Use borrow pits for multiple functions
Borrow pits (see picture above) are excavations performed to collect materials—sand, gravel, soil—for road construction and maintenance. They are typically located parallel to the road. For instance, the standard criteria for borrow pits in Bangladesh (LGED 2004) are as follows: the depth should not exceed 1.5 m, and the width of the embankment’s side berm and the edge of the borrow pit should be from 3 m to 10 m.
Borrow pits will fill with water during the monsoon season. They serve several useful functions (see use in Nepal):
- They act as a drainage reservoir, taking excess water from the adjacent (paddy) fields;
- They serve as water storage and can increase the groundwater table; and
- They can be used for important functions such as fishery, harvesting aquatic plants, and jute retting.
It is useful in most instances not to backfill the roadside borrow pits but instead to discuss their location and dimensions with the users and owners of the land where they are located, preferably under the guidance of local community groups. The location of borrow pits in low-lying areas should follow a number of considerations:
- Clear ownership of land and future borrow pits;
- Definition of future function; and
- Ability to landscape the borrow pit and make it safe.
Use roads to raise lands
Roads in low-lying areas can be used to capture sediment by increasing the land level on one side to gradually deal with river water-level rise. This practice now occurs by chance but can be managed better. The impact can be noticeable. For instance, in Polder 2 (Shatkira, Bangladesh) the ground level has increased 15 cm on the upstream since the road was built 20 years ago. The higher ground is less prone to flooding and/or waterlogging, and farmers can grow a wider variety of dry-season crops. The land rise (75 mm/year) in this area is higher than the sea-level rise (4 mm to 8 mm/year) and the land subsidence. There is reason to use roads to trap sediment in selected low-lying coastal areas. This can be done as part of polder-level road planning, informed by hydrological mapping. The following would be required:
- Mapping of intake points into the polder and an assessment of their silt levels;
- Mapping occurs in line with the internal drainage patterns in the polder and the high-, medium-, and low-lying areas; and
- Mapping of the opportunities for (new or existing) road infrastructure to guide relatively silt-laden water to low-lying areas and depressions by diverting part of the surface flow.

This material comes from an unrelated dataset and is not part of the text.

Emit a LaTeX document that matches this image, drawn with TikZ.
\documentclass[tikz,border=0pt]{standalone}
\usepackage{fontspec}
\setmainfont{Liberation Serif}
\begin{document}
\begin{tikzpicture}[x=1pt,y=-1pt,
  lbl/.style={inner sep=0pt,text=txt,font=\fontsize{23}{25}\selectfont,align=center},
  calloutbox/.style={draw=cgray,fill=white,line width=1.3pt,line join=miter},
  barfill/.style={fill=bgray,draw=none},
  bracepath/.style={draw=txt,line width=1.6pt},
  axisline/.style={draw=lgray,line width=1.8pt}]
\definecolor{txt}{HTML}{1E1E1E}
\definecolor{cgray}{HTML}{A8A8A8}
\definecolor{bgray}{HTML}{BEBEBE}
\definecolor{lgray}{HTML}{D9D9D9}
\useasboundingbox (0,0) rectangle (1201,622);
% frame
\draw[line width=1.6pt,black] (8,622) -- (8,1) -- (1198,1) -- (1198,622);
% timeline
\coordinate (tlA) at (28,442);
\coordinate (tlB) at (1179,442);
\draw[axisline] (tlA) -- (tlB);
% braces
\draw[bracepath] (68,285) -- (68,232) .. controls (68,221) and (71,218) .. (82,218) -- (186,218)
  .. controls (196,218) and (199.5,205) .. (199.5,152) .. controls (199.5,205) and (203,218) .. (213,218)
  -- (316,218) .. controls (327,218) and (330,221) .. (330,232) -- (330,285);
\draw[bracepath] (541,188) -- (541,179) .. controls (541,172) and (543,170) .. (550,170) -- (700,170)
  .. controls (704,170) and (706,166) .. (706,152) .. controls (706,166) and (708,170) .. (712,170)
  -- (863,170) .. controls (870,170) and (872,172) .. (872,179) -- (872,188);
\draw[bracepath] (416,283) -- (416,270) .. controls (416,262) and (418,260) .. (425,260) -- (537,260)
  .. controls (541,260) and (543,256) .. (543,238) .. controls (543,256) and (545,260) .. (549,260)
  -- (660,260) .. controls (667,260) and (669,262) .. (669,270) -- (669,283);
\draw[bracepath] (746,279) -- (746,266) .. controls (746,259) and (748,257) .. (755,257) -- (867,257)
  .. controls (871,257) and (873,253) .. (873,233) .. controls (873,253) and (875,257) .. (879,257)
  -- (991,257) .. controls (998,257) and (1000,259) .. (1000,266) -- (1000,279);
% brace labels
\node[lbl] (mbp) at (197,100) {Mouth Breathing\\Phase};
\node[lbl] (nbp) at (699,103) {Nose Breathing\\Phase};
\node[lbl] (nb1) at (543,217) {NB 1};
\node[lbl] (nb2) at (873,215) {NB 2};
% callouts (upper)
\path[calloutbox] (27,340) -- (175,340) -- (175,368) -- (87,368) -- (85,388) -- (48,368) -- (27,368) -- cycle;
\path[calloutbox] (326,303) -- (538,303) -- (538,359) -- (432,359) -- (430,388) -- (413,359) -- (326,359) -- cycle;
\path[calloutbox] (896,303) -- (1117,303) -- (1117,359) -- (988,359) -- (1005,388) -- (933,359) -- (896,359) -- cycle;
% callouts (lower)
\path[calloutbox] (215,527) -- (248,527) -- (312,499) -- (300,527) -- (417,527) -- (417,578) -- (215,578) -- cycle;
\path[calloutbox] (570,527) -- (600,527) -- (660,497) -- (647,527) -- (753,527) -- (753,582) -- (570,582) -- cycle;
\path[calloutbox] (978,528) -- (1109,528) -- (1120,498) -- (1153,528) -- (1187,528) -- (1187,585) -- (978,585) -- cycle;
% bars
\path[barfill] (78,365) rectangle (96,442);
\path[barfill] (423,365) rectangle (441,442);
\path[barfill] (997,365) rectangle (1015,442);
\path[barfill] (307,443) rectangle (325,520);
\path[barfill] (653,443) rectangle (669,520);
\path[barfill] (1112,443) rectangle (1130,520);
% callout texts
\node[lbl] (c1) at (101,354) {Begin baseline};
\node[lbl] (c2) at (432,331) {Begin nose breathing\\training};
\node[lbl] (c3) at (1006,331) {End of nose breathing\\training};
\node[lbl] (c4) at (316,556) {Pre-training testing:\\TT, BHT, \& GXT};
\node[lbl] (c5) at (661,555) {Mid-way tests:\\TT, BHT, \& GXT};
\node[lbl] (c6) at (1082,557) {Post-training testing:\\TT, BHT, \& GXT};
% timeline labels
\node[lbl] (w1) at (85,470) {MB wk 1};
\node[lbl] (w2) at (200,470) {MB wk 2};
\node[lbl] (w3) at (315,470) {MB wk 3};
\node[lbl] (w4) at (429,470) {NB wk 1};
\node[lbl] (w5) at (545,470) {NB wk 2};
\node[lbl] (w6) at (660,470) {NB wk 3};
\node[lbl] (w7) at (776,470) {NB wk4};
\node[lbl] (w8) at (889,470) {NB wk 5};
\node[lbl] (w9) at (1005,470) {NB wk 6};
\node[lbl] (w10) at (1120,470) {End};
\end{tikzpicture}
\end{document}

Reuse the excavation material from canals to increase road levels
The internal drainage in low-lying areas often consists of a network of canals, usually the original coastal creeks. These canals are multifunctional: they remove excess water when required but also serve as water storage or are used for aquaculture.
Siltation of canals is a constant challenge: it will increase the water levels in these drainage canals by causing drainage congestion and waterlogging. Regular cleaning and re-excavation of canals are needed to ensure system connectivity, continuous water drainage, and more water retention inside the polder. The excavated silt can be reused systematically to create land for agriculture, increase the level of cultivated areas, increase the level of settlements, and build roads and/or embankments and flood levees.